I’m away from home over the next several days, which means I’m currently using my travel workstation setup!
It includes:
- My MacBook Pro (refurbed 2021 model, M1 with 32GB RAM; if it’s good enough from Tampa Bay’s most notorious Python programmer, it’s probably good enough for you)
- Not one, but two portable monitors (one I bought, one’s a freebie from an old workplace)
- Small Bluetooth keyboard (Logitech K380, still the best travel keyboard) and mouse (Logitech M325S; nice and small, but not too small)
- External webcam (Logitech Brio) and microphone (Blue Yeti; a Christmas present from Anitra from years back that still works like a charm)
- Donner M-25 MIDI keyboard and good ol’ GarageBand for Mac (I’m working on some videos)
- Sony MDR-V500 headphones that my deadbeat ex-housemate left behind back in 2001, and which I use only when traveling
I’ve also using books I left here as laptop and monitor stands:
For the smaller monitor, Volume I of 101 Windows Phone 7 Apps from my time as a Microsoft developer evangelist and Windows Phone community champ.
For the bigger monitor, the old “Holy Trinity” from the Apple Technical Library from back in 1992: Inside Macintosh Overview, Macintosh Toolbox Essentials, and More Macintosh Toolbox, which were essential reading if you wanted to write applications for the Mac during the days of System 7.

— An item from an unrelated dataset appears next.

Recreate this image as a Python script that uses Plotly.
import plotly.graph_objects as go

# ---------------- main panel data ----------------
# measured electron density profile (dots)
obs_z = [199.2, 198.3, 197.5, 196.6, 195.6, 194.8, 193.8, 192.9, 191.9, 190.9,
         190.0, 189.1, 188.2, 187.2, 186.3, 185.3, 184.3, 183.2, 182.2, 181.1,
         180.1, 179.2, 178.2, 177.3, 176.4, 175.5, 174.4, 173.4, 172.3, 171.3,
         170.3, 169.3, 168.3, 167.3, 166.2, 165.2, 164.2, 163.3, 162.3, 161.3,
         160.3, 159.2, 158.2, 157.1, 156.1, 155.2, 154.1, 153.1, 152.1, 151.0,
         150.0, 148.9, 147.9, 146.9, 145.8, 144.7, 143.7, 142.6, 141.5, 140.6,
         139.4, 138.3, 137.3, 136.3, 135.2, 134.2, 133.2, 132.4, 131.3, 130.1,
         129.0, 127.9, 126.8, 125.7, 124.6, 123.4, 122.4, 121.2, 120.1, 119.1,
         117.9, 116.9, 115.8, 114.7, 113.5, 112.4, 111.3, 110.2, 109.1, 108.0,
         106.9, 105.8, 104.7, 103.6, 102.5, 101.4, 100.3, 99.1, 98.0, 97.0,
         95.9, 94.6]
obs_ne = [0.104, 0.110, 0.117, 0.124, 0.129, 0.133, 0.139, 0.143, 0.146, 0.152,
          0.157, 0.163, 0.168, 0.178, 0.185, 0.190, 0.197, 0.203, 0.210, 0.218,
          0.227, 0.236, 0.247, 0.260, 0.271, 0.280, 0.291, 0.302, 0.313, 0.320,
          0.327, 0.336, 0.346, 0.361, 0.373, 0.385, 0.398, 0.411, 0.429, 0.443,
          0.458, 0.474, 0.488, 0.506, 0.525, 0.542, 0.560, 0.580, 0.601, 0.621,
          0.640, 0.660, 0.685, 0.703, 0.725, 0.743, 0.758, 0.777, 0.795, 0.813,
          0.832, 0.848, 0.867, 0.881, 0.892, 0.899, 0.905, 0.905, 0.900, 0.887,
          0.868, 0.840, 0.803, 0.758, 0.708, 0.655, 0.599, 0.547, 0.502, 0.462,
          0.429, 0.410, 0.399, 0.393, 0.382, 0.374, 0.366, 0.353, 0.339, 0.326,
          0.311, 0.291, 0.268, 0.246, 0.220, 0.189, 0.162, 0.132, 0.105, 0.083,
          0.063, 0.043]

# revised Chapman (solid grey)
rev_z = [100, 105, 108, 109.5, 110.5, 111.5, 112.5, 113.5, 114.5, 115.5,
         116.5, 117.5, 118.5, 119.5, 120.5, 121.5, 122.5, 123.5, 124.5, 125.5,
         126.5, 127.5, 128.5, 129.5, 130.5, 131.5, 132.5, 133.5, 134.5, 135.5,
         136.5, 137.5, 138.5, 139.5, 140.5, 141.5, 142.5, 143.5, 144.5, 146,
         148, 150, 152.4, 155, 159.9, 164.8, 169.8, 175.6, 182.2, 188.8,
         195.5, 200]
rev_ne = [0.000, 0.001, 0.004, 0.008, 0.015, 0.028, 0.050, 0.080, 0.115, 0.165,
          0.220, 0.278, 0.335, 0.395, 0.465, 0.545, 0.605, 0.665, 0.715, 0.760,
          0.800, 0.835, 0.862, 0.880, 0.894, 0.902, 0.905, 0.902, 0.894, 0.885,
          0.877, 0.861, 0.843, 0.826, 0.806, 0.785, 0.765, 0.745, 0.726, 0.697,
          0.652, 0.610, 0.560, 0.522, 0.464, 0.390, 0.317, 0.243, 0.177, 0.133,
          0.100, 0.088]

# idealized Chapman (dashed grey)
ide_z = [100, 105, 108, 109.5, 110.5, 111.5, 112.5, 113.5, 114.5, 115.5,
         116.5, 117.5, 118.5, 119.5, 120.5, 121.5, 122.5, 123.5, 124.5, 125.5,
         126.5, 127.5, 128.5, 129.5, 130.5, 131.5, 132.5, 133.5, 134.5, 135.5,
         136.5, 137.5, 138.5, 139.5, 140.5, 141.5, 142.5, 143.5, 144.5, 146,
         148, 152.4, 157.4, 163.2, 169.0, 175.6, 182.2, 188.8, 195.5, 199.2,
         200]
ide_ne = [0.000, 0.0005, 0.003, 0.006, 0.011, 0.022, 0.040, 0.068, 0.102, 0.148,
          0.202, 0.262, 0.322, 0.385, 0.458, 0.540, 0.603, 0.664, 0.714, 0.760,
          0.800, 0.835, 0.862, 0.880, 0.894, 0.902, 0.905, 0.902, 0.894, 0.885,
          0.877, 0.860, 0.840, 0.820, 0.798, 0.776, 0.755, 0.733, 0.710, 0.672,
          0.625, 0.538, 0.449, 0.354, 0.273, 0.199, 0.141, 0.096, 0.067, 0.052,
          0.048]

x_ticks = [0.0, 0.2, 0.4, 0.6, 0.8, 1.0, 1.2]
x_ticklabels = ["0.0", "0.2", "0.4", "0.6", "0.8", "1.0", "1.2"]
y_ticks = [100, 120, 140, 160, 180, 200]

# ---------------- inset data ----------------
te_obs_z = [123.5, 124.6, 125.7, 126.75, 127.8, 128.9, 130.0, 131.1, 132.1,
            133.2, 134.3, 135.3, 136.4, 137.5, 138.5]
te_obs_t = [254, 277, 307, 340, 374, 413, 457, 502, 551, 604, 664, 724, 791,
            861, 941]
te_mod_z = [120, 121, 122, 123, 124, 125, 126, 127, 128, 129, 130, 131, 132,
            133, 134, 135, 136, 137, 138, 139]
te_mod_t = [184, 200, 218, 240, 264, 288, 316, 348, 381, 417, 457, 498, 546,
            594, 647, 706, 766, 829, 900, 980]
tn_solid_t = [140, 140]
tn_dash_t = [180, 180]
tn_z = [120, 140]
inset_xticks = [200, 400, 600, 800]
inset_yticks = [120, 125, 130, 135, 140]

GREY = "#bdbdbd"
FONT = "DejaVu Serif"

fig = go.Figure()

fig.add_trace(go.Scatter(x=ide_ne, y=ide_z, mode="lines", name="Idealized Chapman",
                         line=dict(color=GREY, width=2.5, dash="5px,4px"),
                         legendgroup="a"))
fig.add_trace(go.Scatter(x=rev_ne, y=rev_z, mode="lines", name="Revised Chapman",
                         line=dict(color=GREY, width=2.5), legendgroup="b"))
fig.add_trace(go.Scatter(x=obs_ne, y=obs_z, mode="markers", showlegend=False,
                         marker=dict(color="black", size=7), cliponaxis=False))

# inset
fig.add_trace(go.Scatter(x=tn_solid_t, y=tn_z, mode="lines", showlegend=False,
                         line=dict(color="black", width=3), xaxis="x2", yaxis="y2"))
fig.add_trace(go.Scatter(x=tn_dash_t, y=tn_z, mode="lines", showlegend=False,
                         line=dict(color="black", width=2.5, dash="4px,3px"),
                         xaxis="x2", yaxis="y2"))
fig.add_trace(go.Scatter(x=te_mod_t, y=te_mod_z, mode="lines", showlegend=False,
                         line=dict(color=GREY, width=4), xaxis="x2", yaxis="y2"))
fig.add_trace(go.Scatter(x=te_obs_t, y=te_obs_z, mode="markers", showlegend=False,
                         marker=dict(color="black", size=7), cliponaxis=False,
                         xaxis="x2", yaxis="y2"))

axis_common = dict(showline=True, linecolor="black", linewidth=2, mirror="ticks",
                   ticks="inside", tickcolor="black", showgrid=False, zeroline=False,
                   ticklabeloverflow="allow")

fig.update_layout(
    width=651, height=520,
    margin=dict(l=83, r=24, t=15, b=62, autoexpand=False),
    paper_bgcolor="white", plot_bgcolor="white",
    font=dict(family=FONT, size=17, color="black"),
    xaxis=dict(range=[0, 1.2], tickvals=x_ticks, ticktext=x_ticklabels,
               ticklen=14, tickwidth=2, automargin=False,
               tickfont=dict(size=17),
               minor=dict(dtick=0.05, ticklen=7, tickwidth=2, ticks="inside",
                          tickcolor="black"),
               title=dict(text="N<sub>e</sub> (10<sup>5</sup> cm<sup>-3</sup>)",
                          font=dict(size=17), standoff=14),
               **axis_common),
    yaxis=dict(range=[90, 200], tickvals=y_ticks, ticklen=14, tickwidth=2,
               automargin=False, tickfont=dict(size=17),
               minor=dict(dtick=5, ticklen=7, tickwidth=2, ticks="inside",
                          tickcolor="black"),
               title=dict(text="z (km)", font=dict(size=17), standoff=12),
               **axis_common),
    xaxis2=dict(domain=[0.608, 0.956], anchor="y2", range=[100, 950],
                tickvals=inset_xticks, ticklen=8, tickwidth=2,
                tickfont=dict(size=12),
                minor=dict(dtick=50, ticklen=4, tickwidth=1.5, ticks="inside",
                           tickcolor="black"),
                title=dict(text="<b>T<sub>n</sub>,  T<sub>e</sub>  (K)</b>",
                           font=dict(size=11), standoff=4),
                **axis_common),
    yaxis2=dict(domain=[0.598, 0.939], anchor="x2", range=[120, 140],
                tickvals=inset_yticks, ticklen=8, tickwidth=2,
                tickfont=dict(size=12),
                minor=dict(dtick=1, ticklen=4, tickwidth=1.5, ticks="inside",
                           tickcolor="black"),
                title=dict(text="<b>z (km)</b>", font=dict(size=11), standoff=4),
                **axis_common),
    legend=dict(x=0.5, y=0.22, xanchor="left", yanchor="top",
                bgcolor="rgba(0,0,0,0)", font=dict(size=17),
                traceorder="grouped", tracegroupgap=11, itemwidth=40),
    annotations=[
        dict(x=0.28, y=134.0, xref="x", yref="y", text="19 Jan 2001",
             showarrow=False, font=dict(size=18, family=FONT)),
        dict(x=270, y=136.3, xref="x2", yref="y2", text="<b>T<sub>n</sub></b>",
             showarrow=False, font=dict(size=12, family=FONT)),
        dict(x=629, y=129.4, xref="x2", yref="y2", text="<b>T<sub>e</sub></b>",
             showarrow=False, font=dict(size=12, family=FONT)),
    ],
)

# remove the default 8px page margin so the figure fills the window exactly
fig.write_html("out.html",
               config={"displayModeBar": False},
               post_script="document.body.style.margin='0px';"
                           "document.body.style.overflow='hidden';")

And for the MacBook, I’m propping them up with the Software Engineering Classics box with Debugging the Development Process, Dynamics of Software Development, and Software Project Survival Guide, topped off with a copy of the original Dive Into Python autographed by the author, Mark Pilgrim, as a thank you for the review I wrote in Slashdot all those years ago.